%%
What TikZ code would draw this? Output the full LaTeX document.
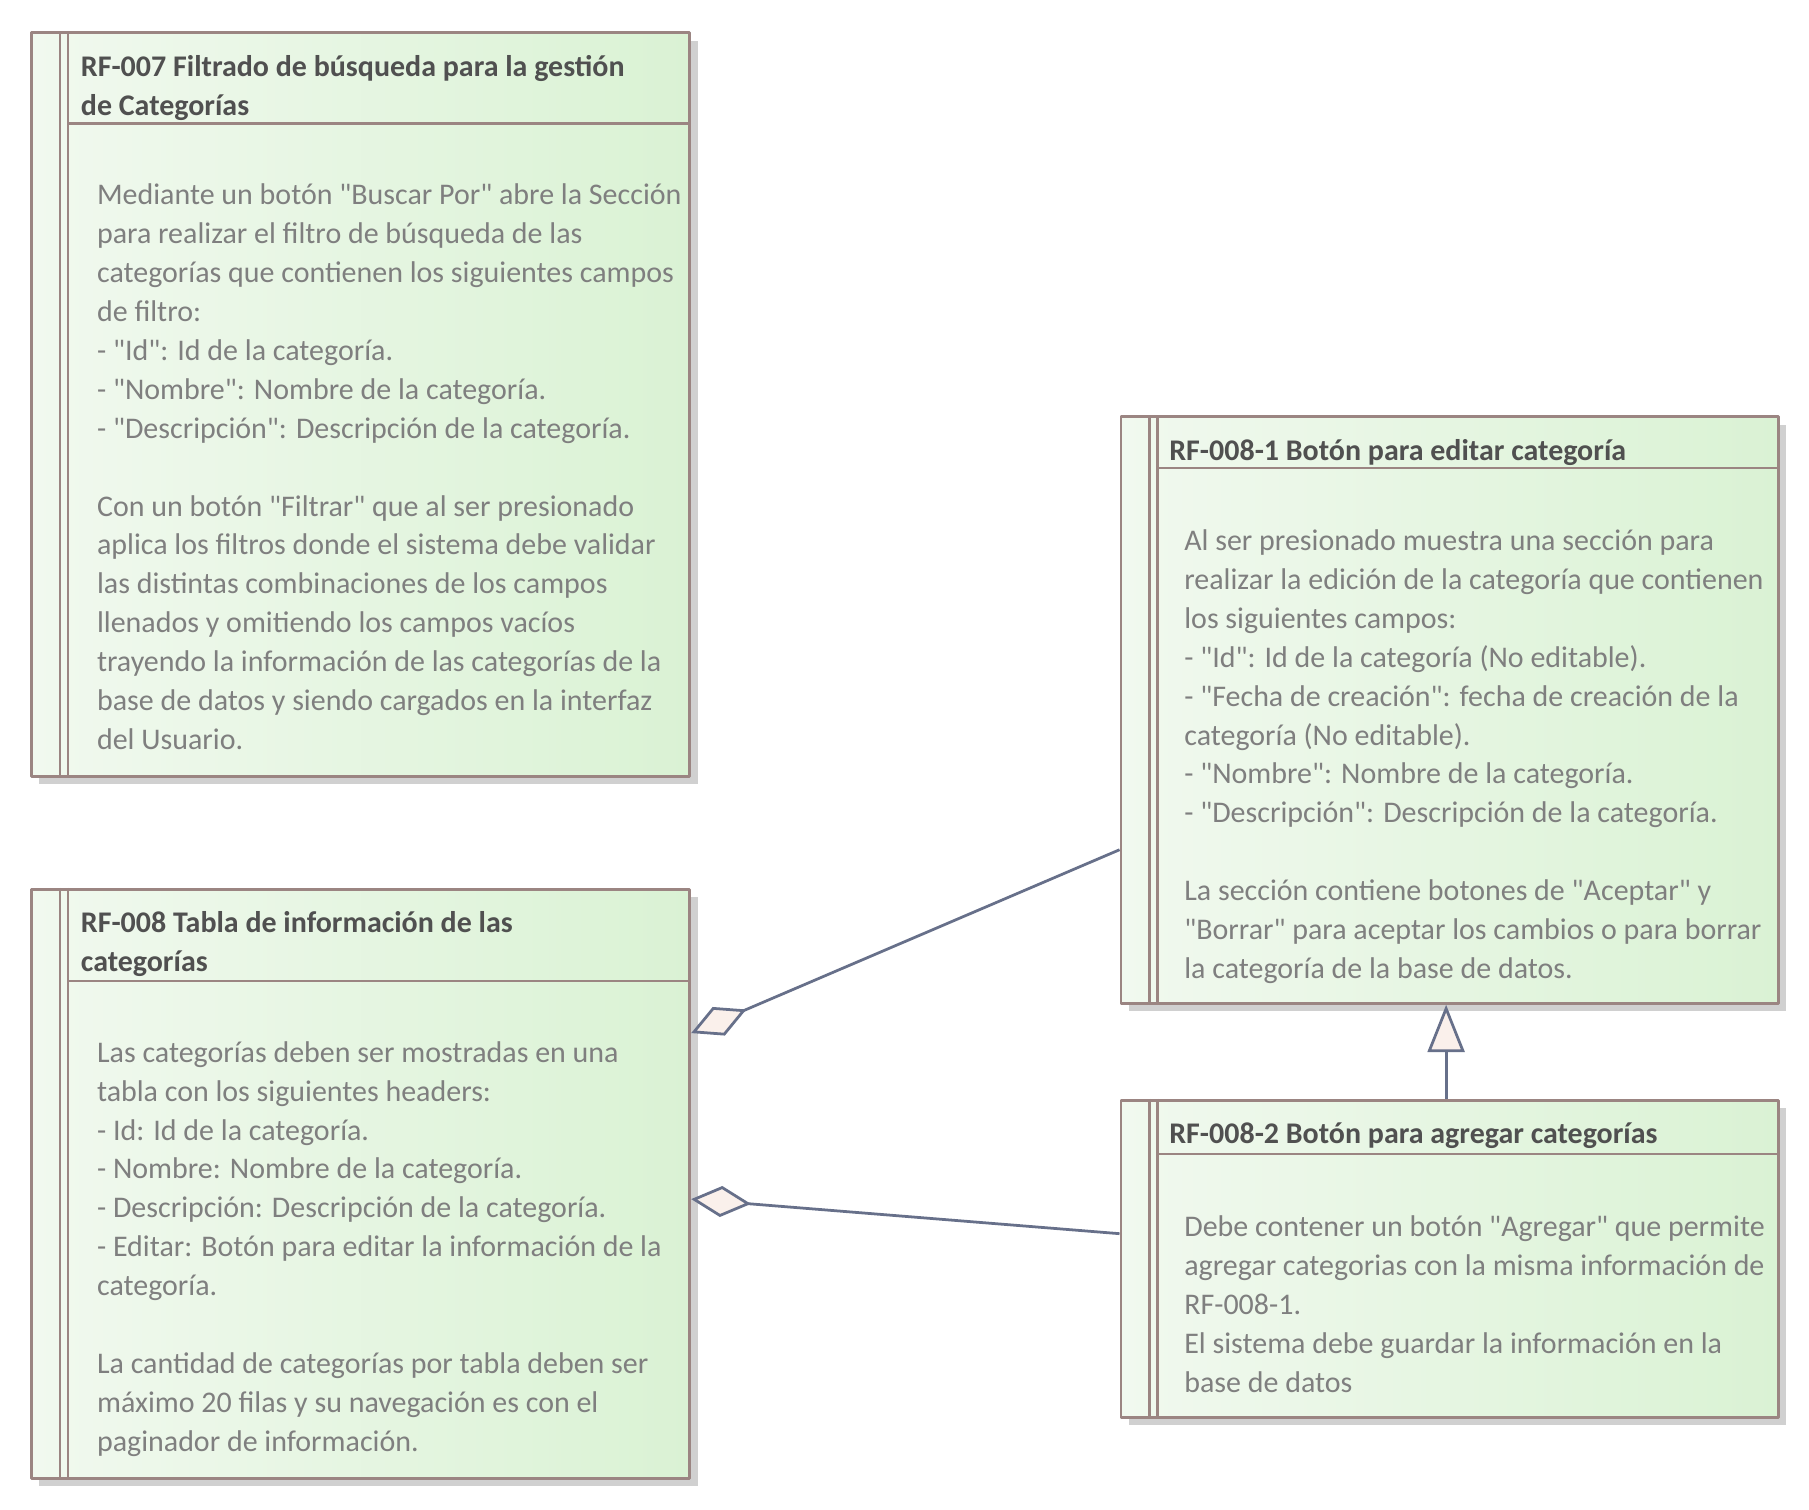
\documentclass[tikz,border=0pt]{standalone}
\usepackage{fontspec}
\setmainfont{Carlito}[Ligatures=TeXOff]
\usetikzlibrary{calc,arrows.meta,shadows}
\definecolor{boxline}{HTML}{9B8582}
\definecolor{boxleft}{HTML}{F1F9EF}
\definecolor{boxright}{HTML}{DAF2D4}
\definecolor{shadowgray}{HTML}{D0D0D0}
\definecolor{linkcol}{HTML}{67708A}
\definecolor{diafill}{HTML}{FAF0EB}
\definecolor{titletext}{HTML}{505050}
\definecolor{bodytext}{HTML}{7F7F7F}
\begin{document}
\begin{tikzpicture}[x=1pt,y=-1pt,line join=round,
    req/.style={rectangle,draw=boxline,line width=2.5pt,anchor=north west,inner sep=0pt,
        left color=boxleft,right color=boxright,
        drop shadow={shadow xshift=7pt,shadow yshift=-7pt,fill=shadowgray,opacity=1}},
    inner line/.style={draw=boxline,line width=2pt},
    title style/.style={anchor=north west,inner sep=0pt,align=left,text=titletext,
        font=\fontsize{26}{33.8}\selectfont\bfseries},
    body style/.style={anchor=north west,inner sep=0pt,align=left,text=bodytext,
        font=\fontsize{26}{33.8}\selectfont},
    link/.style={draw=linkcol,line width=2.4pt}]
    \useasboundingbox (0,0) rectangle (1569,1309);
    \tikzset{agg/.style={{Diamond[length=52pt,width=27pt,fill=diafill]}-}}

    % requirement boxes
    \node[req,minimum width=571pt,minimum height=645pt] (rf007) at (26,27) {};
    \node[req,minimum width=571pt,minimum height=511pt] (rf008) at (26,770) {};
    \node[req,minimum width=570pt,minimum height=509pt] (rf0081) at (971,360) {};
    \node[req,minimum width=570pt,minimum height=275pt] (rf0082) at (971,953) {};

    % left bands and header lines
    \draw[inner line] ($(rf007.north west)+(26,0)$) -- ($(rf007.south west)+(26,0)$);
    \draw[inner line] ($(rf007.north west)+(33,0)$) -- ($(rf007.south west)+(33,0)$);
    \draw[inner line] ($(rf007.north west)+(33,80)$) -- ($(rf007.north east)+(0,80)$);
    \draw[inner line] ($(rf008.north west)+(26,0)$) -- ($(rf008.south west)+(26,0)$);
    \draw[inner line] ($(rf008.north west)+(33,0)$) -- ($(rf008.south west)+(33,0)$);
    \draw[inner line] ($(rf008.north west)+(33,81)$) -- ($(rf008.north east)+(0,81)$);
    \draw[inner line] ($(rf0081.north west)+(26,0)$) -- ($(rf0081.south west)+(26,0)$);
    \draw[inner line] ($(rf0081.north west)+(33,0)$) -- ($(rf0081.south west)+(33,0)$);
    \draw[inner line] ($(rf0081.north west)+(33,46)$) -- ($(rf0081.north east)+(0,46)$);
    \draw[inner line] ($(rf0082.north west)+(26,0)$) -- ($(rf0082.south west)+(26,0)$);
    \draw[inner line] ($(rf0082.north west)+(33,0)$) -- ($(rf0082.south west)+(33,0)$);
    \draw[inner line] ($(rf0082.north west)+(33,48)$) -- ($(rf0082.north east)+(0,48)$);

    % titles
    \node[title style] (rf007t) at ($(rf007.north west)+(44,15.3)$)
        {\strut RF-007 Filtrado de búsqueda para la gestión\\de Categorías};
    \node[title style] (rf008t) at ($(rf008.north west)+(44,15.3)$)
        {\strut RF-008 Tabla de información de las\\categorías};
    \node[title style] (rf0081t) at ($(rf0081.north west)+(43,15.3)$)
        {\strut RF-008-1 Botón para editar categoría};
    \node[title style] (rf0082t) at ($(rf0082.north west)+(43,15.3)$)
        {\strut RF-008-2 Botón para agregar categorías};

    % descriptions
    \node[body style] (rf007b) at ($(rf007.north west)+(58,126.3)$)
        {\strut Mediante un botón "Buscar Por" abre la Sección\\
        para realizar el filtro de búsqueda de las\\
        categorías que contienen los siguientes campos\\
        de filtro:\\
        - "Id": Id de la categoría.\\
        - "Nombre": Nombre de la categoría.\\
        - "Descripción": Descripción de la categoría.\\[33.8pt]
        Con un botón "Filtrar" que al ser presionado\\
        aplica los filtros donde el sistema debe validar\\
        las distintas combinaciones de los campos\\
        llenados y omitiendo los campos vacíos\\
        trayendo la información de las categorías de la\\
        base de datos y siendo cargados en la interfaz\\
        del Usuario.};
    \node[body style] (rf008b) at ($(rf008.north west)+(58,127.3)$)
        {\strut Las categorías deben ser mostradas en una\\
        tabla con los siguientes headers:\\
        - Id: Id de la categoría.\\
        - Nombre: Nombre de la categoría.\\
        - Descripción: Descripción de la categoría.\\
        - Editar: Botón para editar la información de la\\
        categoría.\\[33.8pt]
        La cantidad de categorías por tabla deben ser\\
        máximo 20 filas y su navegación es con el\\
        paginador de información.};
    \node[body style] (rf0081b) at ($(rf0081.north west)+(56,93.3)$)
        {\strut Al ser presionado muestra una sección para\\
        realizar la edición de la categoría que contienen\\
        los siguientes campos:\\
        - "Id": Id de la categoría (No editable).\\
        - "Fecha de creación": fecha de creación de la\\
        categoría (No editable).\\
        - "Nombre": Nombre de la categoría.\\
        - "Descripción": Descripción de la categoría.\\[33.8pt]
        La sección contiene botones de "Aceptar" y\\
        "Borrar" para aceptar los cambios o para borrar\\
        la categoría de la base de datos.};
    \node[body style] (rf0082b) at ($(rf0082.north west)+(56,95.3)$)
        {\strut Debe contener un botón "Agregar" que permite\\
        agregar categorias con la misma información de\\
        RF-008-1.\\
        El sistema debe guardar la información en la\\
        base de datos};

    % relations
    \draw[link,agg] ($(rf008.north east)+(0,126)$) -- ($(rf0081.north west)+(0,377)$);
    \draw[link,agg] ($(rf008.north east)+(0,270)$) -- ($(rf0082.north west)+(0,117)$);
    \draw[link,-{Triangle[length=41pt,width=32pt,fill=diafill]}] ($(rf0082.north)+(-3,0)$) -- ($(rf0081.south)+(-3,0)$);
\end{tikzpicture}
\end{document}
%%
### Written problem
Give back exactly the lines from the first line of the data through the line with "width=570pt,minimum height=275pt] (rf0082)", pictures excluded.

### Answer to this problem
What TikZ code would draw this? Output the full LaTeX document.
\documentclass[tikz,border=0pt]{standalone}
\usepackage{fontspec}
\setmainfont{Carlito}[Ligatures=TeXOff]
\usetikzlibrary{calc,arrows.meta,shadows}
\definecolor{boxline}{HTML}{9B8582}
\definecolor{boxleft}{HTML}{F1F9EF}
\definecolor{boxright}{HTML}{DAF2D4}
\definecolor{shadowgray}{HTML}{D0D0D0}
\definecolor{linkcol}{HTML}{67708A}
\definecolor{diafill}{HTML}{FAF0EB}
\definecolor{titletext}{HTML}{505050}
\definecolor{bodytext}{HTML}{7F7F7F}
\begin{document}
\begin{tikzpicture}[x=1pt,y=-1pt,line join=round,
    req/.style={rectangle,draw=boxline,line width=2.5pt,anchor=north west,inner sep=0pt,
        left color=boxleft,right color=boxright,
        drop shadow={shadow xshift=7pt,shadow yshift=-7pt,fill=shadowgray,opacity=1}},
    inner line/.style={draw=boxline,line width=2pt},
    title style/.style={anchor=north west,inner sep=0pt,align=left,text=titletext,
        font=\fontsize{26}{33.8}\selectfont\bfseries},
    body style/.style={anchor=north west,inner sep=0pt,align=left,text=bodytext,
        font=\fontsize{26}{33.8}\selectfont},
    link/.style={draw=linkcol,line width=2.4pt}]
    \useasboundingbox (0,0) rectangle (1569,1309);
    \tikzset{agg/.style={{Diamond[length=52pt,width=27pt,fill=diafill]}-}}

    % requirement boxes
    \node[req,minimum width=571pt,minimum height=645pt] (rf007) at (26,27) {};
    \node[req,minimum width=571pt,minimum height=511pt] (rf008) at (26,770) {};
    \node[req,minimum width=570pt,minimum height=509pt] (rf0081) at (971,360) {};
    \node[req,minimum width=570pt,minimum height=275pt] (rf0082) at (971,953) {};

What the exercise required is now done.